Understanding superspreader events
Superspreader events refer to many people who attended the same event and got infected almost immediately over a short period of time. These events are key drivers in the spike in Covid cases, such as the Rage Festival, said Madhi.
“And the reason why these superspreader events are so dangerous is because information about the virus now shows that it is airborne, and it appears to be the major source of acquisition of the virus.
“This means that when an infected person coughs and breathes, they release their microscopic contaminated droplets. In poorly ventilated areas, those droplets can remain suspended in the air for up to two hours, and all it takes is for other people in those vicinity to literally inhale those contaminated particles and they can become infected.
“It’s not about having 10% or 100% occupancy – even at 50% occupancy in a restaurant, you can still get the same sort of superspreader event, so ventilation is absolutely essential,” Madhi said.
‘If you want to party, party outdoors’
“If you want to party, party outdoors. That will lead to some level of security in at least preventing superspreader events,” said Madhi, stressing that maintaining physical distancing is still critical, especially for prolonged periods of time and with people that you don’t engage with on a daily basis, and well as who are symptomatic.
“Wearing a face mask and then engaging in a mass gathering in poorly ventilated areas is an exemplar of irresponsible behaviour,” said Madhi.
Opening up borders: does this make SA vulnerable to an increase in cases?
“Certainly not”, said Madhi, saying that at this stage of the epidemic, opening up the borders to international travellers would have a negligible effect on the increase in the number of cases.
“We’re not a country such as South Korea or New Zealand who were successful in containing the spread of the virus and are wanting to guard against an importation of cases, which might result in outbreaks in those countries.
“In the South African context, as well as European countries that are experiencing a resurgence, the number of infections happening on a daily basis – irrespective of whether it’s due to international travel or not – is not really going to have an impact on a resurgence,” Madhi explained.
Hard lockdown did not succeed in containing spread of virus
Madhi stated that South Africa is a good example of how unsuccessful a lockdown has been to contain the spread of the virus, saying that all it achieved in the country, other than causing havoc to our economy, was to delay the timing of the peak of the virus.
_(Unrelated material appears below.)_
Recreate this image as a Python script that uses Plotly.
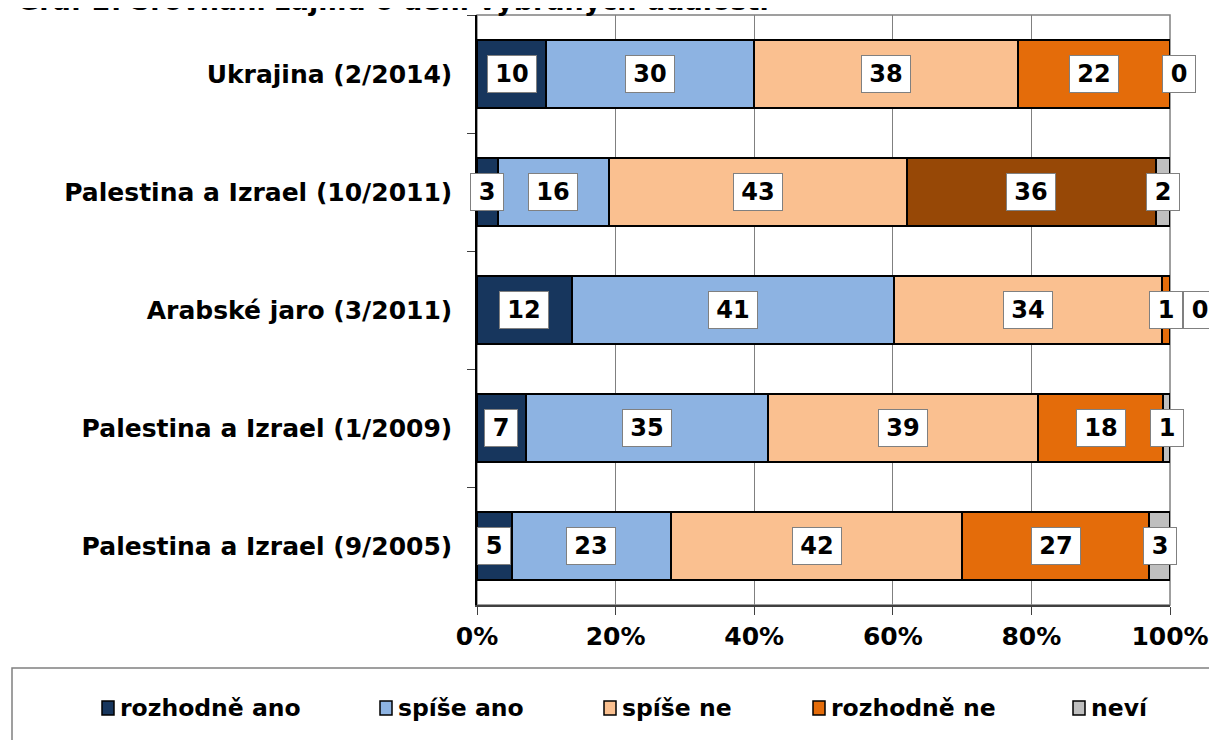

“It provided some opportunity for our healthcare facilities to be better equipped in dealing with hospitalised cases, and in preparing and procuring enough PPE. But beyond that, the lockdown had zero effect on the infection rate, and some marginal effect on mortality.”
In fact, South Africa was one of the few countries where during Level 5, ongoing community transmission was still occurring.
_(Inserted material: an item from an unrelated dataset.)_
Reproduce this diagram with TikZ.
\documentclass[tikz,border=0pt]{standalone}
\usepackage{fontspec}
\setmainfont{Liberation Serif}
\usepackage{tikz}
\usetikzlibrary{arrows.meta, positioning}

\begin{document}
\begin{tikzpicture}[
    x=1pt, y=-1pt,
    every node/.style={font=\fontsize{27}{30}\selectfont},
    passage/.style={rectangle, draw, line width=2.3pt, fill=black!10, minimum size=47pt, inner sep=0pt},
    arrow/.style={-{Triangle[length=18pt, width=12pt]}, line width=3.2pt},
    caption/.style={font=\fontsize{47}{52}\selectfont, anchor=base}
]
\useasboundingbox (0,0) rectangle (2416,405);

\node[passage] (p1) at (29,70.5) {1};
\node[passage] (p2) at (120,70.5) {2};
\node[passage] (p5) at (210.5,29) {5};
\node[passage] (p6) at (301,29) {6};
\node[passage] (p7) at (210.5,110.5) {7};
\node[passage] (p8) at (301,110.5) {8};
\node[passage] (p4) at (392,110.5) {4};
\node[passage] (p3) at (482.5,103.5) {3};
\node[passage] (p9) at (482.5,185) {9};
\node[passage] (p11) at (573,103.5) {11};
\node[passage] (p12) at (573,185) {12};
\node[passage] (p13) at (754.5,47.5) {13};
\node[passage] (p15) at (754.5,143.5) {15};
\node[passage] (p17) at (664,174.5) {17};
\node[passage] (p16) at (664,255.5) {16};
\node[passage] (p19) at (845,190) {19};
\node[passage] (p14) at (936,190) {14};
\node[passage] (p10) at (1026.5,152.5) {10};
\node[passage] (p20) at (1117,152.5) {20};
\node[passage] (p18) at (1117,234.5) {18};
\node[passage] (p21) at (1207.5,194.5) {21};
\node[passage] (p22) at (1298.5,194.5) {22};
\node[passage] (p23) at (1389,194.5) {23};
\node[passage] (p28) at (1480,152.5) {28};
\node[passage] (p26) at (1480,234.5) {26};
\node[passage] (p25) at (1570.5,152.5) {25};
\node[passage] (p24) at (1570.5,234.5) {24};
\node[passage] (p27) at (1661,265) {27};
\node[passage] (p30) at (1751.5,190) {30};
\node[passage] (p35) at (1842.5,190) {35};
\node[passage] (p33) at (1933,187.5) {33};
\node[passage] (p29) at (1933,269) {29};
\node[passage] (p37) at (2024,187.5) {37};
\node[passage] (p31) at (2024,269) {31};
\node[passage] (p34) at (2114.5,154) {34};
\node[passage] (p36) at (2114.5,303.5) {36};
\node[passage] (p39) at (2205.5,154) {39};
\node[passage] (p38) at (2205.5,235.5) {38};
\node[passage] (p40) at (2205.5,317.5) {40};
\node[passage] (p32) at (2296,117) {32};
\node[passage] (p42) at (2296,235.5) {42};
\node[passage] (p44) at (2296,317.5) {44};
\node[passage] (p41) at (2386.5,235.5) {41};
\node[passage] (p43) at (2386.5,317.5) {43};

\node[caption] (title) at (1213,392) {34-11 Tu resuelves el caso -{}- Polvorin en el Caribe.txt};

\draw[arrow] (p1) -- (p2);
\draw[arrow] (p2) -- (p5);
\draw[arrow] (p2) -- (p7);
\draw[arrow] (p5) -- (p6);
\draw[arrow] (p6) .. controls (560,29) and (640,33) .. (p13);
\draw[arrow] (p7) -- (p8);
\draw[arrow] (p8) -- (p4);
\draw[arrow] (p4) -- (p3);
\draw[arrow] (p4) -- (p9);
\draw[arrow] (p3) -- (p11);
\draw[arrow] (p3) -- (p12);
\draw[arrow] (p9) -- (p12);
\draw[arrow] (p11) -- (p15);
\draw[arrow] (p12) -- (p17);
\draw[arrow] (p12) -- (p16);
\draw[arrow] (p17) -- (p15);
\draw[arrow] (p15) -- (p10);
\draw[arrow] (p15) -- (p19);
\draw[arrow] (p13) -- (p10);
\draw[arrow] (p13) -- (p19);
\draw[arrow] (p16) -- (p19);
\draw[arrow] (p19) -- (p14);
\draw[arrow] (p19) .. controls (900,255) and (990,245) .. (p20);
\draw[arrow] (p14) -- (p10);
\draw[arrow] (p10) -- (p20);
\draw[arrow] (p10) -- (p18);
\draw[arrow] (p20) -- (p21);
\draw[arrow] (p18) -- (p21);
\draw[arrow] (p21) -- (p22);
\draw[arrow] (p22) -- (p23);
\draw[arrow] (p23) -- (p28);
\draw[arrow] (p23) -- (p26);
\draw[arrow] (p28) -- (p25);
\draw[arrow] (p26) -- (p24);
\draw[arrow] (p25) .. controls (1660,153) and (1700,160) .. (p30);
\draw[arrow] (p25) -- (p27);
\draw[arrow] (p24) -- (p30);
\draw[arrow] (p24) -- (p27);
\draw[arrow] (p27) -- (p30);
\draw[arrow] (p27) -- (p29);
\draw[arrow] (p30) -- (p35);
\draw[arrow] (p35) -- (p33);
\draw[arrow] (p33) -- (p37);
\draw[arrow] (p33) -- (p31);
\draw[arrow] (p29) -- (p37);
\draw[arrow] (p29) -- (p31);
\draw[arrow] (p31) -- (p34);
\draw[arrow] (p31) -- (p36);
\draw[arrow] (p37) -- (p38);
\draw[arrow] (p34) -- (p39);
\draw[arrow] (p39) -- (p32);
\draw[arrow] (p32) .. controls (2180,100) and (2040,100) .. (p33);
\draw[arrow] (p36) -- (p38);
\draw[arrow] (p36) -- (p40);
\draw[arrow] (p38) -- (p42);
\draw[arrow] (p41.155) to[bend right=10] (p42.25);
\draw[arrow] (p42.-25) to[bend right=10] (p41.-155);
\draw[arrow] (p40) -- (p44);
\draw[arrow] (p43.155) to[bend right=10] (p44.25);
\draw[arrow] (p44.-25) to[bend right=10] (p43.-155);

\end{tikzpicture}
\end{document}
“All that a lockdown does, in a South African context, is delay the inevitable, so that is not the best strategy – especially now that the healthcare system is reasonably prepared,” he said.
"The only difference another hard lockdown is going to make is that we will likely experience a second wave in March or April, instead of February.
“It’s not going to have a meaningful impact in terms of the number of people who will end up getting infected with the resurgence. It's a blunt tool and not fit for purpose in dealing with the challenge of a resurgence,” said Madhi.